The market is pricing out the 8.83% 2023 bond. The bond is trading at yields of 8.77%, higher than levels of 8.63% on the 8.60% 2028 bond and levels of 8.73% on the 9.23% 2043 bond. Continuing issuance of 8.83% 2023 bond does not make sense given the kink in the yield curve.
The market wants a new ten year benchmark to trade now. Given that the Budget 2014 has not shown a higher borrowing program and that inflation looks to be cooling down with core CPI (Consumer Price Index) inflation for June 2014 coming off to levels of 7.4% from levels of around 8%, the outlook for bond yields is more positive than negative. Demand will be strong for the new ten year benchmark bond and auction cut off could well exceed expectations.
The cut off on the new ten year benchmark bond in the auction is likely to be at levels of around 8.50% or even lower. The fact that SDL auction held on the 8th of July saw cut offs below 9% levels, suggest than ten year bond should ideally trade at 8.50% levels, given normal SDL spreads of around 50bps. Yields of around 8.63% on the 8.60% 2028 bond also indicate that ten year benchmark bond yield should be around 8.50% or even lower.
Credit spreads would rise on the issuance of the new ten year benchmark bond. Ten year AAA benchmark credit spreads are at levels of 32bps as yields of 9.28% on the ten year AAA corporate bond is priced off annualized yields of 8.96% on the 8.83% 2023 bond. Ten year credit spreads will rise to levels of over 50bps post cut off of 8.50% expected on the new ten year government bond.
Five year AAA benchmark credit spreads closed at 58bps with five year AAA corporate bond yields trading at levels of 9.38%. Five year credit spreads have gone up by 20bps over the last two weeks, post the sell off on corporate bonds after the introduction of new capital gains tax rule for debt mutual funds.
OIS market saw one year OIS yields falling by 1bps and five year OIS yields falling by 2 bps to close at levels of 8.41% and 7.91% respectively. The five over one OIS spread inverted by 1bps to close at negative 50bps levels. Five year OIS yields are likely to trend down on bullish auction cut off on a new ten year benchmark bond.

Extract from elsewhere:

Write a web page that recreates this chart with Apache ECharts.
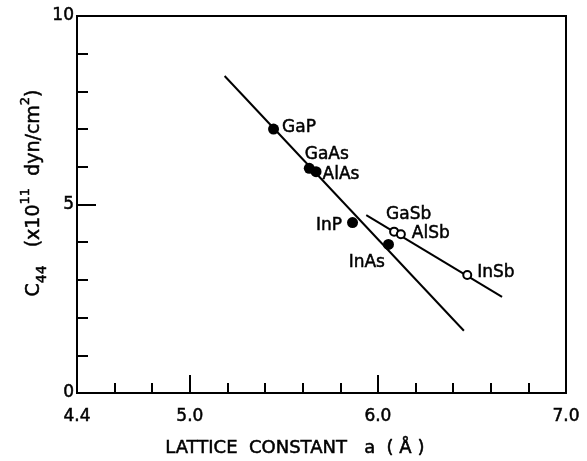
<!DOCTYPE html>
<html>
<head>
<meta charset="utf-8">
<script src="https://cdn.jsdelivr.net/npm/echarts@6/dist/echarts.min.js"></script>
<style>
  html, body { margin: 0; padding: 0; background: #fff; }
  #chart { width: 587px; height: 461px; }
</style>
</head>
<body>
<div id="chart"></div>
<script>
// Elastic constant C44 versus lattice constant for III-V compounds
const filledNames = ['GaP', 'GaAs', 'AlAs', 'InP', 'InAs'];
const filledA = [5.445, 5.635, 5.671, 5.865, 6.056];
const filledC44 = [7.00, 5.96, 5.87, 4.52, 3.94];

const openNames = ['GaSb', 'AlSb', 'InSb'];
const openA = [6.086, 6.122, 6.475];
const openC44 = [4.28, 4.21, 3.13];

// Fitted trend lines (end points)
const lineP_A = [5.185, 6.457];
const lineP_C44 = [8.41, 1.65];
const lineSb_A = [5.938, 6.66];
const lineSb_C44 = [4.72, 2.55];

const xTickLabels = [4.4, 5.0, 6.0, 7.0];
const yTickLabels = [0, 5, 10];

// Label placement for each compound name
const labelOffsets = {
  GaP: ['right', [-2, -2]],
  GaAs: ['right', [-15, -14]],
  AlAs: ['right', [-4, 3]],
  InP: ['left', [0, 3]],
  InAs: ['left', [7, 18]],
  GaSb: ['right', [-18, -17]],
  AlSb: ['right', [1, -1]],
  InSb: ['right', [0, -2]]
};

const FONT = 'DejaVu Sans';
// a thin outline in the text colour gives the heavier strokes of the lettering
const heavy = { textBorderColor: '#000', textBorderWidth: 0.5 };
const labelStyle = Object.assign({ color: '#000', fontFamily: FONT, fontSize: 17 }, heavy);

function pointData(names, xs, ys) {
  return names.map((n, i) => {
    const [pos, off] = labelOffsets[n];
    return {
      name: n,
      value: [xs[i], ys[i]],
      label: Object.assign({ show: true, formatter: n, position: pos, offset: off }, labelStyle)
    };
  });
}
function pairs(xs, ys) { return xs.map((x, i) => [x, ys[i]]); }

const chart = echarts.init(document.getElementById('chart'), null, { renderer: 'canvas' });

const axisLineStyle = { color: '#000', width: 2 };

chart.setOption({
  animation: false,
  backgroundColor: '#fff',
  grid: {
    left: 77, right: 21, top: 16, bottom: 68,
    show: true, borderColor: '#000', borderWidth: 2,
    containLabel: false, outerBoundsMode: 'none'
  },
  xAxis: [
    {
      type: 'value', min: 4.4, max: 7.0, interval: 0.2,
      axisLine: { show: true, lineStyle: axisLineStyle },
      axisTick: { show: true, inside: true, length: 10, lineStyle: { color: '#000', width: 2 } },
      axisLabel: Object.assign({
        show: true, customValues: xTickLabels, formatter: v => v.toFixed(1),
        color: '#000', fontFamily: FONT, fontSize: 17, margin: 15
      }, heavy),
      splitLine: { show: false }
    },
    {
      type: 'value', min: 4.4, max: 7.0, position: 'bottom',
      axisLine: { show: false },
      axisTick: { show: true, inside: true, length: 18, customValues: [5.0, 6.0], lineStyle: { color: '#000', width: 2 } },
      axisLabel: { show: false },
      splitLine: { show: false }
    }
  ],
  yAxis: [
    {
      type: 'value', min: 0, max: 10, interval: 1,
      axisLine: { show: true, lineStyle: axisLineStyle },
      axisTick: { show: true, inside: true, length: 11, lineStyle: { color: '#000', width: 2 } },
      axisLabel: Object.assign({
        show: true, customValues: yTickLabels, formatter: v => String(v),
        color: '#000', fontFamily: FONT, fontSize: 17, margin: 3
      }, heavy),
      splitLine: { show: false }
    },
    {
      type: 'value', min: 0, max: 10, position: 'left',
      axisLine: { show: false },
      axisTick: { show: true, inside: true, length: 19, customValues: [5], lineStyle: { color: '#000', width: 2 } },
      axisLabel: { show: false },
      splitLine: { show: false }
    }
  ],
  series: [
    {
      type: 'line', data: pairs(lineP_A, lineP_C44), symbol: 'none',
      lineStyle: { color: '#000', width: 2 }, z: 2
    },
    {
      type: 'line', data: pairs(lineSb_A, lineSb_C44), symbol: 'none',
      lineStyle: { color: '#000', width: 2 }, z: 2
    },
    {
      type: 'scatter', data: pointData(filledNames, filledA, filledC44),
      symbol: 'circle', symbolSize: 11,
      itemStyle: { color: '#000', opacity: 1 }, z: 3
    },
    {
      type: 'scatter', data: pointData(openNames, openA, openC44),
      symbol: 'circle', symbolSize: 8,
      itemStyle: { color: '#fff', borderColor: '#000', borderWidth: 2, opacity: 1 }, z: 3
    }
  ],
  graphic: [
    {
      type: 'text', left: 165, top: 439,
      style: {
        text: 'LATTICE  CONSTANT   a  ( Å )',
        fill: '#000', stroke: '#000', lineWidth: 0.5, font: '18px "DejaVu Sans"'
      }
    },
    {
      type: 'text', x: 34, y: 193, rotation: Math.PI / 2,
      style: {
        text: '{m|C}{sub|44}{m|   (x10}{sup|11}{m|  dyn/cm}{sup|2}{m|)}',
        align: 'center', verticalAlign: 'middle',
        fill: '#000',
        rich: {
          m: { fontFamily: FONT, fontSize: 19, lineHeight: 30, verticalAlign: 'middle', fill: '#000', stroke: '#000', lineWidth: 0.5 },
          sub: { fontFamily: FONT, fontSize: 14, lineHeight: 30, verticalAlign: 'bottom', fill: '#000', stroke: '#000', lineWidth: 0.5 },
          sup: { fontFamily: FONT, fontSize: 13, lineHeight: 30, verticalAlign: 'top', fill: '#000', stroke: '#000', lineWidth: 0.5 }
        }
      }
    }
  ]
});
</script>
</body>
</html>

Liquidity tightened marginally last week as bank borrowing from RBI in repo and term repo auctions increased by Rs 20 billion week on week. Bank borrowing from the RBI was Rs 917 billion last week. Outlook for liquidity is stable with RBI managing deficits through term repo auctions. RBI held a 7 day term repo auction for Rs 100 billion on the 18th of July, which saw cut off at 8.15%.